_Challenge_.
Single out each line with the word "this" and copy it.

_Provided information_.

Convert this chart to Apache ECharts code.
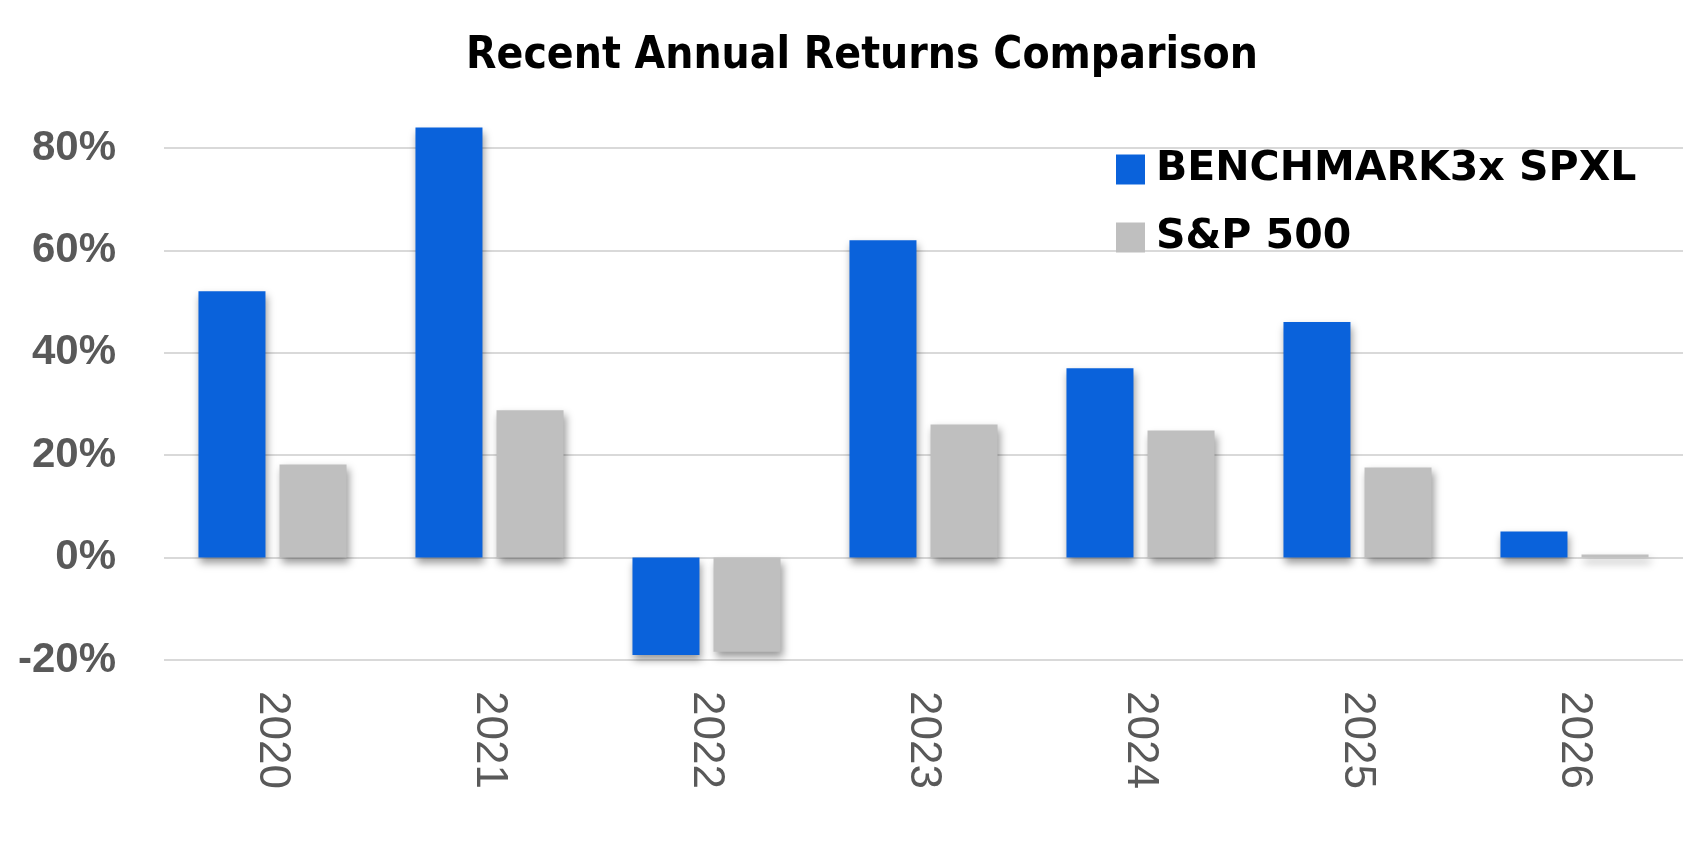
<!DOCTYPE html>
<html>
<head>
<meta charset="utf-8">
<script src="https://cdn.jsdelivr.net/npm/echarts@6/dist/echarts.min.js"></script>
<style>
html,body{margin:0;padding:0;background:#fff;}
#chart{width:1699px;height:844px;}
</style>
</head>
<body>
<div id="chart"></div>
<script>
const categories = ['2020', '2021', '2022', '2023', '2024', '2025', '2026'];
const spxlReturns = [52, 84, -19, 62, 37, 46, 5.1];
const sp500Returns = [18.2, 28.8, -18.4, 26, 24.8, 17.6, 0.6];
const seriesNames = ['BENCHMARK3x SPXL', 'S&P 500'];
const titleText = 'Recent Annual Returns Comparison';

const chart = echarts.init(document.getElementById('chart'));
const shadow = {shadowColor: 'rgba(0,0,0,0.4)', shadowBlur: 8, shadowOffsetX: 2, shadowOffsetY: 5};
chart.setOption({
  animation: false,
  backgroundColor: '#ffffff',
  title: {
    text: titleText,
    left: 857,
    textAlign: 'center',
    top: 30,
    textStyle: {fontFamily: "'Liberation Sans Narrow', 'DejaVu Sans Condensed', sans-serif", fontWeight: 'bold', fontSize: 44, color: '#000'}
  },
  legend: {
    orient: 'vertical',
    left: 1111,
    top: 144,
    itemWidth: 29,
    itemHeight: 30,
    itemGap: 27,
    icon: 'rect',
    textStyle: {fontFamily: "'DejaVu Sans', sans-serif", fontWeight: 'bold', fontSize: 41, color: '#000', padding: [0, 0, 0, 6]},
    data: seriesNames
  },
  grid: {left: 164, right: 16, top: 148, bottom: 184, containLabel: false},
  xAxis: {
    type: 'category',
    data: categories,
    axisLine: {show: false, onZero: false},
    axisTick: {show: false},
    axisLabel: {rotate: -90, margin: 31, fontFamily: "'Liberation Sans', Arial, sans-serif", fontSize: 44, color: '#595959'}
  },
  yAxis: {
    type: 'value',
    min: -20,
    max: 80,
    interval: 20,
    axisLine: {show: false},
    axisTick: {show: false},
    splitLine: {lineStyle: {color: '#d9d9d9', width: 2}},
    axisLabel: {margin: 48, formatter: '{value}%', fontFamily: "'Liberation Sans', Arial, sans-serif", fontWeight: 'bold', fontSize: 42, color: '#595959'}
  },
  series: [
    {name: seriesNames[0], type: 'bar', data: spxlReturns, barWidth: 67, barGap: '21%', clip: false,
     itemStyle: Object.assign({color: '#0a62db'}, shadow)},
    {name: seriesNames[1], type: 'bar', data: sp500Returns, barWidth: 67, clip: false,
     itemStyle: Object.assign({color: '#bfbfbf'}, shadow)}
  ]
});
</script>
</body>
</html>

--

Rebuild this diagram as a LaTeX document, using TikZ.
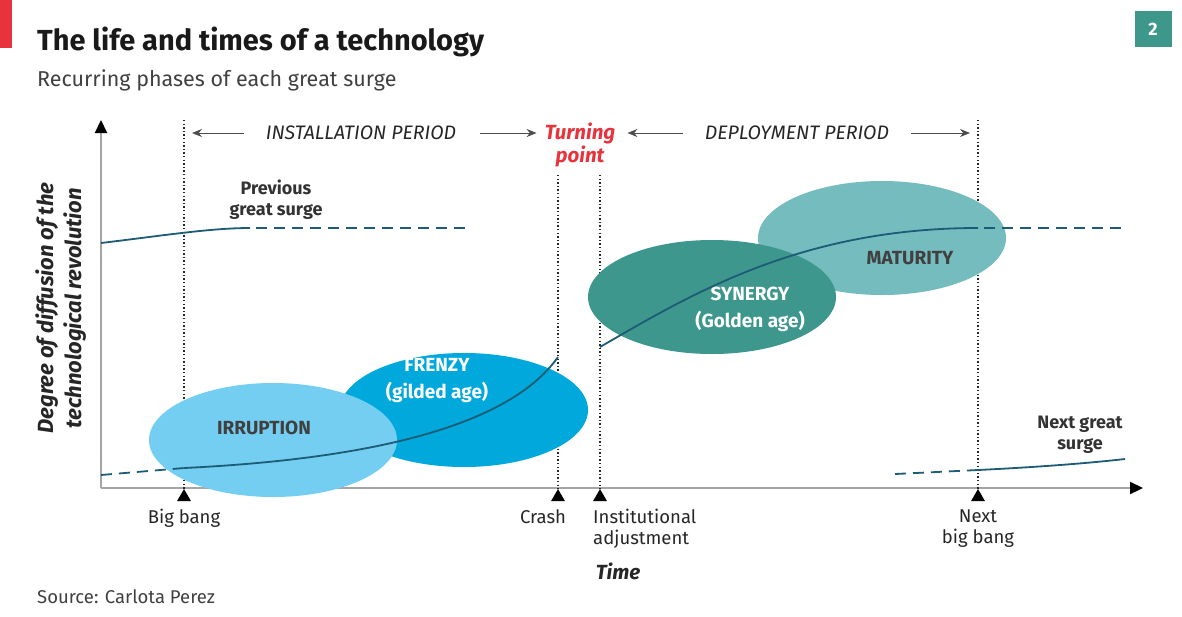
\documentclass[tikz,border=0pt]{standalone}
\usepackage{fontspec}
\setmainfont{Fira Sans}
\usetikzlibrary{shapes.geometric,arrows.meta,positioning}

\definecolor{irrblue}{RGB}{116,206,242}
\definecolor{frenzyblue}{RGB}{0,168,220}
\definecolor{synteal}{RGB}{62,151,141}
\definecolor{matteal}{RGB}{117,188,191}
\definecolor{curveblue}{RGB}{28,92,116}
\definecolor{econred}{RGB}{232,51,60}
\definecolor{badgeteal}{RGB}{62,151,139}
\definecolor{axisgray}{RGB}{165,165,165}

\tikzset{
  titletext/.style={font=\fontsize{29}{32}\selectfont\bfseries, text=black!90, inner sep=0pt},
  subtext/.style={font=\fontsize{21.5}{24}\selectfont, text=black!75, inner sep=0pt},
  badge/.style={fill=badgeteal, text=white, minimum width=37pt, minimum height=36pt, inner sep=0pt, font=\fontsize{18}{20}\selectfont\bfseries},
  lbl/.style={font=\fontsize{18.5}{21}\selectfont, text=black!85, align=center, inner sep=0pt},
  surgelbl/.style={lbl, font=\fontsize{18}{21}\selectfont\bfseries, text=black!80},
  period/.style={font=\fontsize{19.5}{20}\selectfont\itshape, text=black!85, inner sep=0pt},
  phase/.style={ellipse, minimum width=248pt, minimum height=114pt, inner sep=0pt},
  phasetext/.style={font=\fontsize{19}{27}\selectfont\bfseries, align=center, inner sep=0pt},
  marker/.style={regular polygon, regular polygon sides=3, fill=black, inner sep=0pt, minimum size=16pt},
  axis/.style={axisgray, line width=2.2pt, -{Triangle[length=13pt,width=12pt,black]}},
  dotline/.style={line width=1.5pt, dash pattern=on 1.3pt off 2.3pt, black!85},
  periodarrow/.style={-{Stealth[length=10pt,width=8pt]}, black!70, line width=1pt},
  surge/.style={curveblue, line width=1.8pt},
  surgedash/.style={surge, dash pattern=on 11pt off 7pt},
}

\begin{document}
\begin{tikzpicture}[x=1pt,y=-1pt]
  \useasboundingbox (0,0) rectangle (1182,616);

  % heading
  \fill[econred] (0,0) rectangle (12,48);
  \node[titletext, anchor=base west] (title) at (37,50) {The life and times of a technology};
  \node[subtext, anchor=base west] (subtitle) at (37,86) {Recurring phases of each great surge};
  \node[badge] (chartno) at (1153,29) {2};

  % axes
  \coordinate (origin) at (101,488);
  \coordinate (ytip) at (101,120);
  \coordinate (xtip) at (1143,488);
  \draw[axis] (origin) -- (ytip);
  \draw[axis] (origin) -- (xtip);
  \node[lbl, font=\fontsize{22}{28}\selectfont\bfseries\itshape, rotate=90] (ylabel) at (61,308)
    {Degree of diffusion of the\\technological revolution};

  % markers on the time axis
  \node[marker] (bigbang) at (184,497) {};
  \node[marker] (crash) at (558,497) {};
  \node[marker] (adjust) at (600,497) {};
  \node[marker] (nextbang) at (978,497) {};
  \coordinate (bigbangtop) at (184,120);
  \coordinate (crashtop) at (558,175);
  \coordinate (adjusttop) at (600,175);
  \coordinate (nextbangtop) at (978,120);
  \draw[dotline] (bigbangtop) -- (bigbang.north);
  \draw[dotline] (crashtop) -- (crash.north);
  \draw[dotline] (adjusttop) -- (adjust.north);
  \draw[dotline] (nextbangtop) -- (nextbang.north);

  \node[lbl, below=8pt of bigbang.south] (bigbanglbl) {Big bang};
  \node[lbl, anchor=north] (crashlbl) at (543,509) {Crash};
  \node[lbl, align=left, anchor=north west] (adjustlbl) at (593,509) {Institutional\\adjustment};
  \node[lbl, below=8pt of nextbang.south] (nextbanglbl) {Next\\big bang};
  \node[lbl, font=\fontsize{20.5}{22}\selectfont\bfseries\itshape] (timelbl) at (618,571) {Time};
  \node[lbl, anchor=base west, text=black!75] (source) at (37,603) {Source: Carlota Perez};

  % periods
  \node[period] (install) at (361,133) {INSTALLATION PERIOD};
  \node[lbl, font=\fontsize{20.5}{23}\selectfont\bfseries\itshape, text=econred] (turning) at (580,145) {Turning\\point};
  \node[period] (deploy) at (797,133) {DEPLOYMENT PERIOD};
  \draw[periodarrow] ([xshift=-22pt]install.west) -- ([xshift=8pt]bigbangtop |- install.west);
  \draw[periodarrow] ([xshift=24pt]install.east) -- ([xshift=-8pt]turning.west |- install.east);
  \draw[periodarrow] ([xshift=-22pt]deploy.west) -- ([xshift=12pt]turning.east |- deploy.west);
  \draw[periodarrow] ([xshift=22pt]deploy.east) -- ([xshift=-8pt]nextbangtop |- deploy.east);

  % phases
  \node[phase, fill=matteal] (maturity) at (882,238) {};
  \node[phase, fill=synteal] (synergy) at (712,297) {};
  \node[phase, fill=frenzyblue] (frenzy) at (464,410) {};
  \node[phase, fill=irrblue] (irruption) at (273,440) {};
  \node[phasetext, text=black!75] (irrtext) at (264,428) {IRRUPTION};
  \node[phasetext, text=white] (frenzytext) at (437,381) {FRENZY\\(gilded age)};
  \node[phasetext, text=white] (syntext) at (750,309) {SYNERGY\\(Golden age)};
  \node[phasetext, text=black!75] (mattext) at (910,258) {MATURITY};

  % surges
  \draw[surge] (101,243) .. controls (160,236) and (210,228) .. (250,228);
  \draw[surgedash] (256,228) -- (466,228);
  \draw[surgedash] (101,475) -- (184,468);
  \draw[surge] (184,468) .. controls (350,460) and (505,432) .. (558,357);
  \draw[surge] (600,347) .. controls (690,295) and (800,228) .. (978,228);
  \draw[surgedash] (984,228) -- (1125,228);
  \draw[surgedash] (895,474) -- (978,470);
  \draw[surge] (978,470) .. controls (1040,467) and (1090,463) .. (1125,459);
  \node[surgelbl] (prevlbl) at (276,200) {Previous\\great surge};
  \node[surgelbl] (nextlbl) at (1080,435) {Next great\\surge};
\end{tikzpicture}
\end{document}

_Output of the exercise_.
Convert this chart to Apache ECharts code.
Rebuild this diagram as a LaTeX document, using TikZ.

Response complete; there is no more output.